INCHEON, South Korea (AP) — Oceania countries like Australia and New Zealand will be allowed to participate in the next Asian Indoor Games after a nod from the general assembly of the Olympic Council of Asia, its president Sheik Ahmad Al-Fahad Al-Sabah said on Sunday.

“We’ve allowed Pacific countries to participate at the indoor games,” Sheik Ahmad said about the 2017 event in the Turkmenistan capital of Ashgabat, but added that there were no immediate plans to add those 18 countries to the existing 45 nations in the Asian Games.

However, he indicated that options remained open and he was not thinking too far ahead at the moment.

“I think we have an opportunity but let’s do it step-by-step. Indoor will be good. Then we will think more,” he said.

The possibility of Pacific countries joining Asian meets could mean more competition and a higher profile with a sporting power like Australia competing against powerhouse China.

Sheik Ahmad also said the cost of the Asian Games will be controlled to ease the pressure on the host city without affecting the number of disciplines.

“We’ll decrease the operation costs.

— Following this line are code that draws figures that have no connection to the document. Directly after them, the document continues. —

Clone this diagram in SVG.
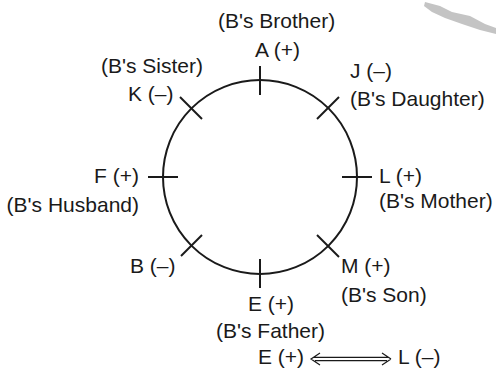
<svg xmlns="http://www.w3.org/2000/svg" width="496" height="371" viewBox="0 0 496 371">
<style>
text{font-family:"Liberation Sans","DejaVu Sans",sans-serif;font-size:21px;fill:#1a1a1a}
.e{text-anchor:end}
.ln{stroke:#1a1a1a;stroke-width:2;fill:none}
.ar{stroke:#1a1a1a;stroke-width:1.2;fill:none}
</style>
<rect width="496" height="371" fill="#fff"/>
<path d="M425,2 L440,6 L452,12 L470,16 L485,24 L496,28 L496,34 L480,30 L462,24 L445,18 L432,12 L424,6 Z" fill="#c4c4c4"/>
<g id="circle"><circle cx="260" cy="177" r="97" class="ln"/></g>
<g id="connectors">
<line x1="260" y1="66" x2="260" y2="95" class="ln"/>
<line x1="148" y1="177" x2="178" y2="177" class="ln"/>
<line x1="342" y1="177" x2="372" y2="177" class="ln"/>
<line x1="260" y1="259" x2="260" y2="288" class="ln"/>
<line x1="180" y1="97" x2="202" y2="119" class="ln"/>
<line x1="339" y1="97" x2="317" y2="119" class="ln"/>
<line x1="317" y1="235" x2="339" y2="257" class="ln"/>
<line x1="202" y1="235" x2="181" y2="256" class="ln"/>
<path class="ar" d="M320,353 L311,359 L320,365 M391,359 L382,353 M391,359 L382,365 M315,357.3 H387 M315,360.7 H387"/>
</g>
<g id="node-A"><text x="218" y="28">(B's Brother)</text><text x="255" y="57">A (+)</text></g>
<g id="node-K"><text x="101" y="73">(B's Sister)</text><text x="128" y="101">K (–)</text></g>
<g id="node-J"><text x="350" y="78">J (–)</text><text x="350" y="106">(B's Daughter)</text></g>
<g id="node-F"><text class="e" x="139" y="183">F (+)</text><text class="e" x="139" y="212">(B's Husband)</text></g>
<g id="node-L"><text x="379" y="183">L (+)</text><text x="379" y="208">(B's Mother)</text></g>
<g id="node-B"><text x="130" y="273">B (–)</text></g>
<g id="node-M"><text x="341" y="273">M (+)</text><text x="341" y="302">(B's Son)</text></g>
<g id="node-E"><text x="248" y="311">E (+)</text><text x="216" y="338">(B's Father)</text></g>
<g id="relation"><text x="258" y="364">E (+)</text><text x="398" y="364">L (–)</text></g>
</svg>
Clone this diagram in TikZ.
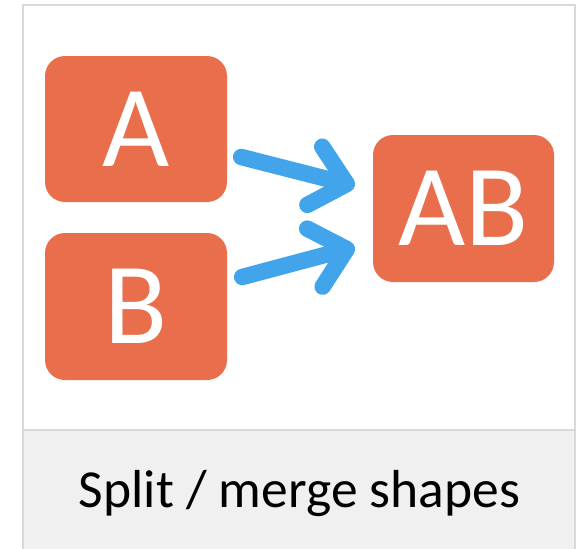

But we have to work out a reasonable way without compromising too much because this is the ‘landmark’ of Asia and we should be realistic and realize the games also have to be related to the development of the city,” Sheik Ahmad said.

The OCA chief said that disciplines like kabaddi, sepak takraw and wushu are all important for their regions and integral to the games.

“We have to ensure a balance ... to keep budgets for these games because we have to give them the chance to show what they can give to the movement,” he added.

High costs came into focus after the Vietnamese capital of Hanoi cited lack of funds and in April backed out from holding the next Asian Games. The games were formally awarded to Indonesia on Saturday.

Indonesia, whose bid for Surabaya city for the 2019 games lost out to Hanoi in the final vote, will now host the games in 2018 as its presidential elections are scheduled for the following year.

The OCA had wanted to bring the Asian Games to the year before the 2020 Olympics but was left with no option but to revert to the original year of 2018 because of Indonesia’s request.

“Doha cost more than eight billion (dollars), Guangzhou was almost eight billion. In Incheon it is 2 billion. But then the games also leave things like sports facilities, hotels and transportation that are used and maintained later on,” Sheik Ahmad said.

Indonesian Olympic Committee’s chairwoman Rita Subowo said she too was looking at ways to keep the costs down and that a team from her country was in Incheon to work out the logistics.

“We have some 30 persons here at different venues and facilities studying the requirements,” Subowo said. “We organized the Asian Games a long time ago. We want to work on our venues ... we don’t want to leave a white elephant behind.”

Indonesia last hosted the games in 1962.